What the task asks —
Reproduce the full listing below unchanged, apart from the pictures.

Source data —
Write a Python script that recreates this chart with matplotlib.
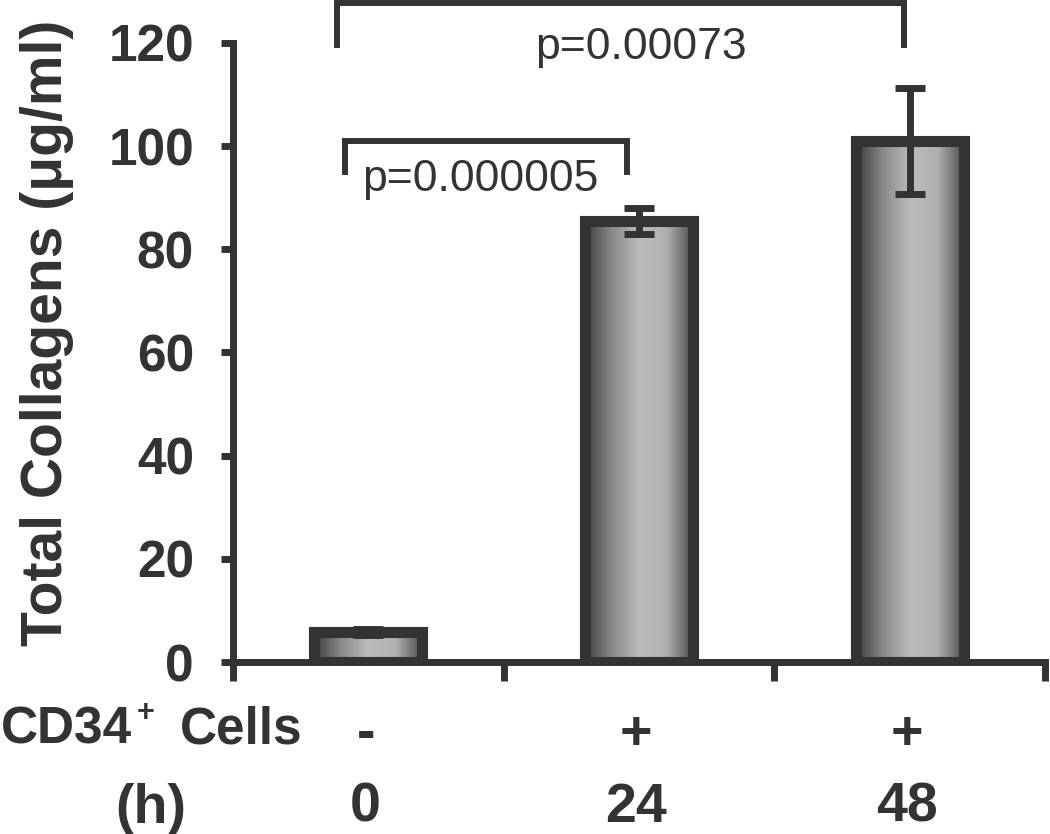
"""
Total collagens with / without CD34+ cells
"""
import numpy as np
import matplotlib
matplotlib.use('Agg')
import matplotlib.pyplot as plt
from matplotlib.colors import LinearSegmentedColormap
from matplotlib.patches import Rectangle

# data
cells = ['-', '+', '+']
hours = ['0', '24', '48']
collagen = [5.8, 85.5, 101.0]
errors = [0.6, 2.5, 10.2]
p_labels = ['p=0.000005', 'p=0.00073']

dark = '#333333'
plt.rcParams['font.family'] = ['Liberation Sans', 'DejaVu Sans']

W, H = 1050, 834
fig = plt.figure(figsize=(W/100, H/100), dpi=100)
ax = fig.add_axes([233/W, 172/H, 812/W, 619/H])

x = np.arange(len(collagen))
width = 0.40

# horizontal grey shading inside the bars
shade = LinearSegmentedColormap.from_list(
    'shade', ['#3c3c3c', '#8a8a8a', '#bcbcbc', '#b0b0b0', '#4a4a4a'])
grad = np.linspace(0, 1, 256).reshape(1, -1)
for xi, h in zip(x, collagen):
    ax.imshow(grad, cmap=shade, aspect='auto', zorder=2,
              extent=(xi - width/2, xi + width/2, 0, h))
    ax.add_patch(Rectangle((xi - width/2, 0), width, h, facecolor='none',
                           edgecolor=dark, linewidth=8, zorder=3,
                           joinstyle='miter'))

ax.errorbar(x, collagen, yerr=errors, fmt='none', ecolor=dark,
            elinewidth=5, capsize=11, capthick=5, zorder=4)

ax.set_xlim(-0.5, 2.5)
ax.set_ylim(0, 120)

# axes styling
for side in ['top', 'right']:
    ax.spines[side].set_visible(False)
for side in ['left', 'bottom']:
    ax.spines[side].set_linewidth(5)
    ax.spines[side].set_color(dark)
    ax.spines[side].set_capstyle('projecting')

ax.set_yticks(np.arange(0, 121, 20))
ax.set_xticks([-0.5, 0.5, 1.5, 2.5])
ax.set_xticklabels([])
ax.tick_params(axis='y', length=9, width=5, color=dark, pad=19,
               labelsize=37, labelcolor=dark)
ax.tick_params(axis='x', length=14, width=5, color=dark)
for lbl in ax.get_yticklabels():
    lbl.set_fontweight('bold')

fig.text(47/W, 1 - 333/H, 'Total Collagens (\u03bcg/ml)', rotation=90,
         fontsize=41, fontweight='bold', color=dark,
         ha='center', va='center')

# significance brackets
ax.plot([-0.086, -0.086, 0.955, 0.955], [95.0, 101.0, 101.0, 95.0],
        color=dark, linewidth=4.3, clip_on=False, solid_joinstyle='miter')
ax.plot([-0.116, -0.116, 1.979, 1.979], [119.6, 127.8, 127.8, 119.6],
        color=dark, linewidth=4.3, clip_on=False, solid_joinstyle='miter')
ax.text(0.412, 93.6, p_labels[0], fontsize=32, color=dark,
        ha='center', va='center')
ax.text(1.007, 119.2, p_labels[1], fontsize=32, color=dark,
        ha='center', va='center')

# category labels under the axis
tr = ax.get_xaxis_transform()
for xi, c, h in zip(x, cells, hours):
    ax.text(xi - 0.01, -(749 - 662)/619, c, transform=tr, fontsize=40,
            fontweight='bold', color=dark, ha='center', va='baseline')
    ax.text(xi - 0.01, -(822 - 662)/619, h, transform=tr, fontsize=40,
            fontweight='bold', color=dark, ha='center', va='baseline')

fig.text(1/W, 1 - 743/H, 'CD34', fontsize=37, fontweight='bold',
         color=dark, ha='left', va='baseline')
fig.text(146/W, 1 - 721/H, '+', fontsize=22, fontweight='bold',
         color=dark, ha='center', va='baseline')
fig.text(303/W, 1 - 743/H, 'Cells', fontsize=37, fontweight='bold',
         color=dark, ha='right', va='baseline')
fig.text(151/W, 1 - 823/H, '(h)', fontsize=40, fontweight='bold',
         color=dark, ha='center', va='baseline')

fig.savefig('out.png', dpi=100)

Answer for this exercise —
Write a Python script that recreates this chart with matplotlib.
"""
Total collagens with / without CD34+ cells
"""
import numpy as np
import matplotlib
matplotlib.use('Agg')
import matplotlib.pyplot as plt
from matplotlib.colors import LinearSegmentedColormap
from matplotlib.patches import Rectangle

# data
cells = ['-', '+', '+']
hours = ['0', '24', '48']
collagen = [5.8, 85.5, 101.0]
errors = [0.6, 2.5, 10.2]
p_labels = ['p=0.000005', 'p=0.00073']

dark = '#333333'
plt.rcParams['font.family'] = ['Liberation Sans', 'DejaVu Sans']

W, H = 1050, 834
fig = plt.figure(figsize=(W/100, H/100), dpi=100)
ax = fig.add_axes([233/W, 172/H, 812/W, 619/H])

x = np.arange(len(collagen))
width = 0.40

# horizontal grey shading inside the bars
shade = LinearSegmentedColormap.from_list(
    'shade', ['#3c3c3c', '#8a8a8a', '#bcbcbc', '#b0b0b0', '#4a4a4a'])
grad = np.linspace(0, 1, 256).reshape(1, -1)
for xi, h in zip(x, collagen):
    ax.imshow(grad, cmap=shade, aspect='auto', zorder=2,
              extent=(xi - width/2, xi + width/2, 0, h))
    ax.add_patch(Rectangle((xi - width/2, 0), width, h, facecolor='none',
                           edgecolor=dark, linewidth=8, zorder=3,
                           joinstyle='miter'))

ax.errorbar(x, collagen, yerr=errors, fmt='none', ecolor=dark,
            elinewidth=5, capsize=11, capthick=5, zorder=4)

ax.set_xlim(-0.5, 2.5)
ax.set_ylim(0, 120)

# axes styling
for side in ['top', 'right']:
    ax.spines[side].set_visible(False)
for side in ['left', 'bottom']:
    ax.spines[side].set_linewidth(5)
    ax.spines[side].set_color(dark)
    ax.spines[side].set_capstyle('projecting')

ax.set_yticks(np.arange(0, 121, 20))
ax.set_xticks([-0.5, 0.5, 1.5, 2.5])
ax.set_xticklabels([])
ax.tick_params(axis='y', length=9, width=5, color=dark, pad=19,
               labelsize=37, labelcolor=dark)
ax.tick_params(axis='x', length=14, width=5, color=dark)
for lbl in ax.get_yticklabels():
    lbl.set_fontweight('bold')

fig.text(47/W, 1 - 333/H, 'Total Collagens (\u03bcg/ml)', rotation=90,
         fontsize=41, fontweight='bold', color=dark,
         ha='center', va='center')

# significance brackets
ax.plot([-0.086, -0.086, 0.955, 0.955], [95.0, 101.0, 101.0, 95.0],
        color=dark, linewidth=4.3, clip_on=False, solid_joinstyle='miter')
ax.plot([-0.116, -0.116, 1.979, 1.979], [119.6, 127.8, 127.8, 119.6],
        color=dark, linewidth=4.3, clip_on=False, solid_joinstyle='miter')
ax.text(0.412, 93.6, p_labels[0], fontsize=32, color=dark,
        ha='center', va='center')
ax.text(1.007, 119.2, p_labels[1], fontsize=32, color=dark,
        ha='center', va='center')

# category labels under the axis
tr = ax.get_xaxis_transform()
for xi, c, h in zip(x, cells, hours):
    ax.text(xi - 0.01, -(749 - 662)/619, c, transform=tr, fontsize=40,
            fontweight='bold', color=dark, ha='center', va='baseline')
    ax.text(xi - 0.01, -(822 - 662)/619, h, transform=tr, fontsize=40,
            fontweight='bold', color=dark, ha='center', va='baseline')

fig.text(1/W, 1 - 743/H, 'CD34', fontsize=37, fontweight='bold',
         color=dark, ha='left', va='baseline')
fig.text(146/W, 1 - 721/H, '+', fontsize=22, fontweight='bold',
         color=dark, ha='center', va='baseline')
fig.text(303/W, 1 - 743/H, 'Cells', fontsize=37, fontweight='bold',
         color=dark, ha='right', va='baseline')
fig.text(151/W, 1 - 823/H, '(h)', fontsize=40, fontweight='bold',
         color=dark, ha='center', va='baseline')

fig.savefig('out.png', dpi=100)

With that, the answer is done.